1.3.2. L’enquête par questionnaire

L’enquête par questionnaire est une technique d’observation particulièrement pointue. Comme l’explique L. ALBARELLO, cette méthode de sondage a « pour but de fixer en un moment donné une situation sociale donnée » 65 . Cette démarche s’appuie sur des paramètres particuliers tels que des questionnements adéquats, des procédures d’échantillonnage, des récoltes et traitements adaptés de l’information. L’appréhension de la qualité de vie, pour être pertinente et complète, doit nécessairement s’appuyer sur une enquête non seulement constituée d’une phase qualitative mais également complétée par une approche quantitative. Le recours au questionnaire permet ainsi une inférence statistique pouvant vérifier les hypothèses énoncées et les compléter par des renseignements chiffrés.

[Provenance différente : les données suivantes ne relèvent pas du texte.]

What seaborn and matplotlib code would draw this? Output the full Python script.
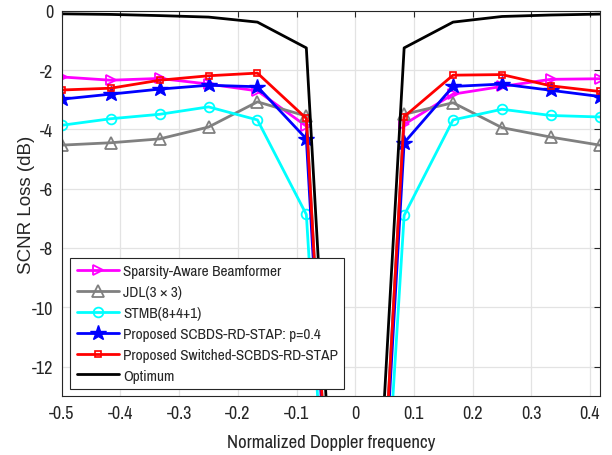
import matplotlib
matplotlib.use("Agg")
import matplotlib.pyplot as plt
import numpy as np
import pandas as pd
import seaborn as sns

# normalized Doppler frequency grid (step 1/12)
doppler = [-6 / 12, -5 / 12, -4 / 12, -3 / 12, -2 / 12, -1 / 12, 0.0,
           1 / 12, 2 / 12, 3 / 12, 4 / 12, 5 / 12]

sparsity_aware = [-2.23, -2.34, -2.28, -2.47, -2.70, -3.89, -33.0,
                  -3.83, -2.81, -2.55, -2.31, -2.29]
jdl = [-4.53, -4.45, -4.32, -3.92, -3.07, -3.55, -33.0,
       -3.49, -3.10, -3.94, -4.26, -4.53]
stmb = [-3.86, -3.64, -3.49, -3.24, -3.68, -6.87, -33.5,
        -6.90, -3.68, -3.32, -3.53, -3.58]
scbds = [-2.98, -2.81, -2.64, -2.51, -2.56, -4.32, -33.0,
         -4.45, -2.55, -2.47, -2.68, -2.89]
switched = [-2.67, -2.61, -2.34, -2.19, -2.10, -3.63, -33.0,
            -3.57, -2.17, -2.15, -2.53, -2.72]
optimum = [-0.10, -0.12, -0.16, -0.21, -0.38, -1.25, -30.5,
           -1.25, -0.38, -0.19, -0.14, -0.11]

labels = [
    "Sparsity-Aware Beamformer",
    "JDL(3 \u00d7 3)",
    "STMB(8+4+1)",
    "Proposed SCBDS-RD-STAP: p=0.4",
    "Proposed Switched-SCBDS-RD-STAP",
    "Optimum",
]

sns.set_style("white")
narrow = ["Liberation Sans Narrow", "Arimo Narrow", "Archivo Narrow",
          "PT Sans Narrow", "Roboto Condensed", "Liberation Sans", "DejaVu Sans"]
plt.rcParams["font.family"] = narrow
plt.rcParams["axes.unicode_minus"] = False

df = pd.DataFrame({
    "doppler": doppler * 6,
    "loss": sparsity_aware + jdl + stmb + scbds + switched + optimum,
    "method": np.repeat(labels, len(doppler)),
})

styles = {
    labels[0]: dict(color=(1, 0, 1), marker=">", ms=7.5, mfc="none", mew=1.3),
    labels[1]: dict(color=(0.5, 0.5, 0.5), marker="^", ms=8, mfc="none", mew=1.3),
    labels[2]: dict(color=(0, 1, 1), marker="o", ms=7, mfc="none", mew=1.3),
    labels[3]: dict(color=(0, 0, 1), marker="*", ms=11.5, mfc=(0, 0, 1), mew=1),
    labels[4]: dict(color=(1, 0, 0), marker="s", ms=5, mfc="none", mew=1.2),
    labels[5]: dict(color="black", marker=None),
}

fig = plt.figure(figsize=(6.12, 4.56), dpi=100)
ax = fig.add_axes([0.101, 0.129, 0.879, 0.845])

for name in labels:
    st = styles[name]
    sub = df[df["method"] == name]
    sns.lineplot(data=sub, x="doppler", y="loss", ax=ax, label=name,
                 color=st["color"], lw=2.0, marker=st["marker"],
                 markersize=st.get("ms", 6), markerfacecolor=st.get("mfc", "none"),
                 markeredgecolor=st["color"], markeredgewidth=st.get("mew", 1),
                 estimator=None, sort=False)

ax.set_xlim(-0.5, 5 / 12)
ax.set_ylim(-13, 0)
ax.set_xticks(np.round(np.arange(-0.5, 0.41, 0.1), 1))
ax.set_xticklabels(["-0.5", "-0.4", "-0.3", "-0.2", "-0.1", "0", "0.1", "0.2", "0.3", "0.4"])
ax.set_yticks([0, -2, -4, -6, -8, -10, -12])
ax.set_yticklabels(["0", "-2", "-4", "-6", "-8", "-10", "-12"])
ax.grid(True, color="#e3e3e3", lw=0.9)
ax.tick_params(direction="in", top=True, right=True, labelsize=13, length=4,
               width=0.8, color="#262626", labelcolor="#262626", pad=6)
for sp in ax.spines.values():
    sp.set_color("#262626")
    sp.set_linewidth(0.8)
ax.set_xlabel("Normalized Doppler frequency", fontsize=13.5, color="#262626", labelpad=10)
ax.set_ylabel("SCNR Loss (dB)", fontsize=13.5, color="#262626", labelpad=-2,
              family=["Liberation Sans", "DejaVu Sans"])

leg = ax.legend(loc="lower left", bbox_to_anchor=(0.016, 0.019), borderaxespad=0,
                fontsize=11, frameon=True, fancybox=False, edgecolor="#262626",
                framealpha=1, handlelength=2.75, labelspacing=0.45,
                handletextpad=0.3, borderpad=0.4)
leg.get_frame().set_linewidth(0.8)

fig.savefig("out.png", dpi=100)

Dans un premier temps, il convient de s’assurer que le besoin de connaissance puisse être comblé par l’utilisation d’une méthode de questionnement quantitatif. L’enquête par questionnaire ne peut s’appliquer de manière hasardeuse et nécessite un certain nombre de réflexions préalables. Il faut souligner que cet instrument d’investigation ne s’applique, avec pertinence, qu’aux objets mesurables. Un cadre théorique doit pré-exister afin que l’enquête par questionnaire puisse donner toute satisfaction. Pour résoudre un problème donné, il semble judicieux d’interroger des individus concernés par celui-ci. L’implication des individus et leur compétence pour le traiter sont donc présumées.

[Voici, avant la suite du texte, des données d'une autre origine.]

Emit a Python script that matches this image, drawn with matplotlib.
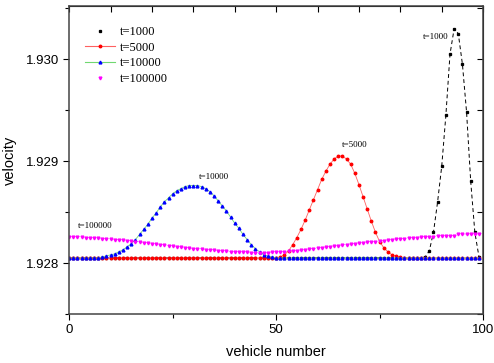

C. JAVEAU explique que « des informations intéressantes et significatives peuvent être recueillies auprès de ces individus si on leur pose des questions appropriées, dont ils sont capables de saisir le sens, et auxquelles ils sont aptes à répondre pratiquement sur le champ » 66 . Cette méthode n’est valable que si l’ensemble des individus concernés par le problème peut être représenté par une partie réduite de cet ensemble. Cette « fraction, souvent très faible, (…) appelée échantillon, est choisie en fonction de la distribution statistique d’un nombre limité de critères choisis en raison de leur degré de caractérisation supposé très élevé »112. Après manipulation informatique, le traitement des réponses récoltées met en évidence des tendances majoritaires et « produit une représentation satisfaisante de la position de l’ensemble étudié à l’égard du problème censé le concerner 112». Il apparaît donc indispensable de préalablement considérer la compatibilité entre l’objet de recherche et les contraintes de cette méthode.

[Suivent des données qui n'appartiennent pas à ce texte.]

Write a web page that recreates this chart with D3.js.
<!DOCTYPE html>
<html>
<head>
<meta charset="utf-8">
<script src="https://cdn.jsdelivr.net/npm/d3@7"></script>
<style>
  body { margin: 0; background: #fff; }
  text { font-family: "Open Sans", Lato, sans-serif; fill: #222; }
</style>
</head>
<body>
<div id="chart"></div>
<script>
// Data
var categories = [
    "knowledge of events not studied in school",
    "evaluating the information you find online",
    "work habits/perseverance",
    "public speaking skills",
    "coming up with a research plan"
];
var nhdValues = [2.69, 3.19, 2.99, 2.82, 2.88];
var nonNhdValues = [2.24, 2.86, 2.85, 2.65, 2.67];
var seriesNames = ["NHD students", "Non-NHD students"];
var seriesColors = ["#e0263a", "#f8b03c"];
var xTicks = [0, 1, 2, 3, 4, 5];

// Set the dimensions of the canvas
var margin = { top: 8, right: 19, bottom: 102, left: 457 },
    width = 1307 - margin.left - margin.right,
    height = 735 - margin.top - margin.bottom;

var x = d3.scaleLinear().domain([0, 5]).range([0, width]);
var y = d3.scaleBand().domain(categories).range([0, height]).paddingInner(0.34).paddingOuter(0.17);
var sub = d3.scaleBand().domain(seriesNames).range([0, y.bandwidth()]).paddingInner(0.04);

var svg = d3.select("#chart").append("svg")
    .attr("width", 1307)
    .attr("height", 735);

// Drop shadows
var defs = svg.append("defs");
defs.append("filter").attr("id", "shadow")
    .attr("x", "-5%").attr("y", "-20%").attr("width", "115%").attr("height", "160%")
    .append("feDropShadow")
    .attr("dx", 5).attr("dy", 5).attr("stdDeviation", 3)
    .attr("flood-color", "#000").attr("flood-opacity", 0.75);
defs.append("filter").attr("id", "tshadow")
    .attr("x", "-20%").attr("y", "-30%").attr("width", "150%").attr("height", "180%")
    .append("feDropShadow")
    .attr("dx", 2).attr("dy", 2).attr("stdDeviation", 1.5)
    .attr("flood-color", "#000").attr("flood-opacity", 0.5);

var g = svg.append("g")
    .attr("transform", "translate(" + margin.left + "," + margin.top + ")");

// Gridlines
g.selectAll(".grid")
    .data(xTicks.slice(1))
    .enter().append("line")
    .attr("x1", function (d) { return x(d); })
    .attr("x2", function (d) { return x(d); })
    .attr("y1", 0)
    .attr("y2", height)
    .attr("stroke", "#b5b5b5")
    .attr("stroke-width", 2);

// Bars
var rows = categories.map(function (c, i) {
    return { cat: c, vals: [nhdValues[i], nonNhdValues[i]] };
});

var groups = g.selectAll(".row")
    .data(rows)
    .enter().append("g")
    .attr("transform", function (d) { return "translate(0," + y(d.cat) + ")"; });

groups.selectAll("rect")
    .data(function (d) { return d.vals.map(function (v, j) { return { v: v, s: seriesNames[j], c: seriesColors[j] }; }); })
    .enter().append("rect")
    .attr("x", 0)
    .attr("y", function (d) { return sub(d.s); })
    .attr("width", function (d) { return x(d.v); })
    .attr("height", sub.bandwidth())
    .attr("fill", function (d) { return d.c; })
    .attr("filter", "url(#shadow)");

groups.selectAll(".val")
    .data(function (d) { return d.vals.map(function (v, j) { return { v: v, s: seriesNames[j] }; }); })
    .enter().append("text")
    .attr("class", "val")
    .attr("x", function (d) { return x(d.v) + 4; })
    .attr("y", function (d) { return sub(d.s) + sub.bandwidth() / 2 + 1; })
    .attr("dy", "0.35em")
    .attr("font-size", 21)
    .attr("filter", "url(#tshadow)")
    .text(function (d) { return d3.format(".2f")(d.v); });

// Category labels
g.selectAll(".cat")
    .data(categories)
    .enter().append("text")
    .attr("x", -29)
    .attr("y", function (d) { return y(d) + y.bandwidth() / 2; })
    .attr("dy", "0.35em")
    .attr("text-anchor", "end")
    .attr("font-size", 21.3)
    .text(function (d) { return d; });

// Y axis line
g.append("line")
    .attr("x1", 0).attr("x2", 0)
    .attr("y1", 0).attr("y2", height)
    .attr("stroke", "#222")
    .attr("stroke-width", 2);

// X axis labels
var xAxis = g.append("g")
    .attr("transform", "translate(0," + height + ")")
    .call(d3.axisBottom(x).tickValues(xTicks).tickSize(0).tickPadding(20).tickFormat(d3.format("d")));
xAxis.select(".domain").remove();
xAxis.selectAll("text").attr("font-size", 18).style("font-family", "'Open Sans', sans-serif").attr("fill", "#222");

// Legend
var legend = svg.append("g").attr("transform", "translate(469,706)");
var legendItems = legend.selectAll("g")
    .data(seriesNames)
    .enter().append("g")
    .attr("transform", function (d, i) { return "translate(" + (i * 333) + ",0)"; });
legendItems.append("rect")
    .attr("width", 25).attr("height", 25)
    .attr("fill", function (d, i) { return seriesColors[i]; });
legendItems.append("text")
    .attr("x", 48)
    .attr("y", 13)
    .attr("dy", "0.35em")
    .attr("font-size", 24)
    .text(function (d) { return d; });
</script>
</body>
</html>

L’usage de l’enquête par questionnaire, comme tout instrument d’investigation qui se propose d’éclairer les réalités sociales, soulève des problèmes à la fois éthiques et déontologiques. Un certain nombre de règles doivent ainsi être respectées. Lors de l’administration d’un questionnaire, bien que le parfait anonymat ne puisse être assuré, la confidentialité des répondants doit être garantie. Il est également nécessaire d’expliquer les objectifs réels de l’enquête et de préciser, sans ambiguïté, le commanditaire de la démarche. Il ne faut en aucun cas que les réponses données puissent être détournées du contexte dans lequel elles ont été obtenues car les répondants doivent être informés de la destination réelle de leurs réponses et de l’exploitation qui en résultera. Comme l’explique C. JAVEAU « mentir sur les buts de l’enquête ou sur l’identité du commanditaire, pour autant que ces mensonges puisent induire les répondants en erreur grave et les inciter à une confiance imméritée, voilà qui n’est pas seulement passible de réprobation d’un point de vue déontologique, mais aussi d’un point de vue éthique général » 67 .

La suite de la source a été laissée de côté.